Sign for one, get all
The PDPA prevents companies and organisations from using people’s personal data to make unsolicited calls to sell various products and services.
Still, consumers will need to be vigilant about the fine print!
One common practice that has caught many consumers unaware is that when you sign up for one service, you will usually get a “bulk” service from the company, its subsidiaries and even partners.
Take one bank’s privacy and security statement “We may pass your personal information to our other group companies and agents, as permitted by law.”
A customer service officer from the bank revealed that customers can write in to stop receiving SMS or e-mail offering goods and services from their other departments and their partners. In effect, the onus remains on the customer to take control of their personal data.
While many are still putting their houses in order data users have a three-month grace period from the PDPA enforcement date another bank concedes that they will not be able to issue a blanket “stop” to all marketing communications after a request is submitted due to technical issues.
“There is no mechanism or database yet for us to alert our sales agents that a customer has withdrawn his or her consent for further promotions and offers. There is also no way for us to monitor all of our agents when they call our customers,” says the officer when enquired.
It is the same case for memberships with many product brand clubs.
With many of these finer points yet to be ironed out, data subjects are cautioned to be more prudent with their personal data.
As Nigel Tan, director of systems engineering at Symantec Malaysia advises, since not divulging any personal information is rarely possible these days, consumers need to think carefully before sharing their personal data.
“To take advantage of many services, we will inevitably have to provide personal information such as for handling of billing and shipping of purchased goods. Each person is responsible to protect his/her personal data and has the right to expect organisations to handle their personal data carefully and correctly.
“We strongly recommend that consumers pay attention to privacy policies of the organisation collecting the personal information. It is important to understand how an organisation will use your personal information before you share it with them. When needed, find out why the organisation needs your particular personal information and only share information that is required.”
Tan adds that with an increasing amount of online services which requires the sharing of personal information, consumers also need to equip themselves on how to share personal information safely online.
Dr Sonny agrees that data subjects need to be extra cautious when it comes to online transaction including on online social media networks, blogs and online video or photo sharing websites.
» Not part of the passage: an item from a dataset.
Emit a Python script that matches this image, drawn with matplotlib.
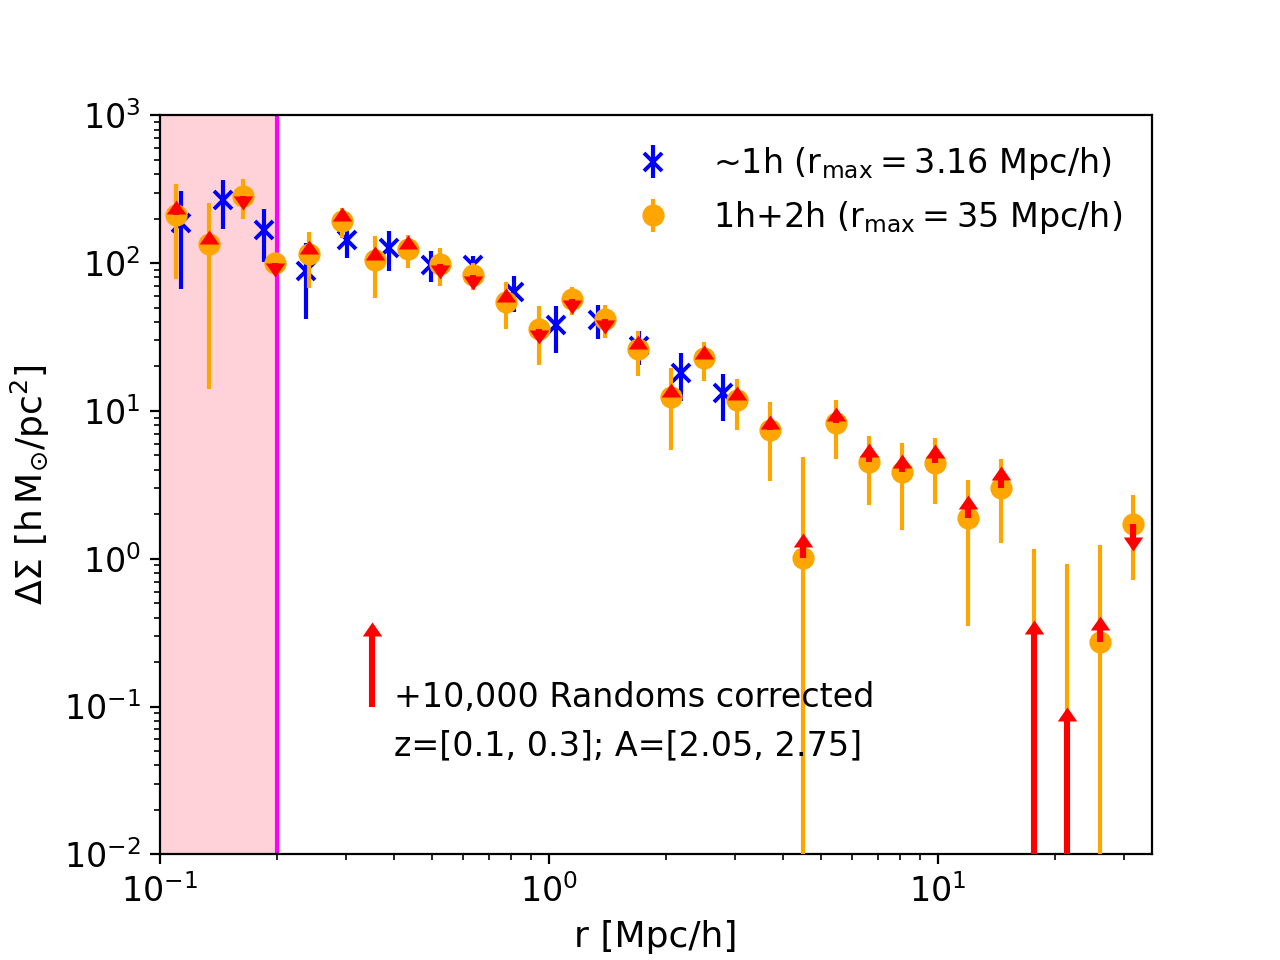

“Any disclosure of personal data by data subjects would be detrimental for themselves. So, data subjects need to be ever vigilant, critical and conscious whenever there is any person requesting your personal information for any business, transaction, communications or just “engagement”, and by any means: face to face, e-mails, phone, mail, brochures, etc,” he stresses.
They must first ask these questions before disclosing their personal data, Dr Sonny adds “Why do you need my data?”; “Do you really need this particular data?”; “How would I know if you really secure my data?”; “Who will be in charge of handling my requests, inquiries and complaint about the data processing?” and others.
Now that the Act is enforced, Dr Sonny also advises consumers to quickly identify people or companies who have been using their personal data without their knowledge, their consent or otherwise in contrary with the original purpose that they consented to initially.
“If those unpleasant practices still occur, they need to immediately request that the practices be stopped,” he notes, adding that data subjects need to get familiar on how to bring their complaints regarding alleged misuses or abuses of personal data to the relevant authority as stipulated by the law the PDP Commissioner.
“Given the recent rampant potential abuses, this aspect will be imminent in the near future.”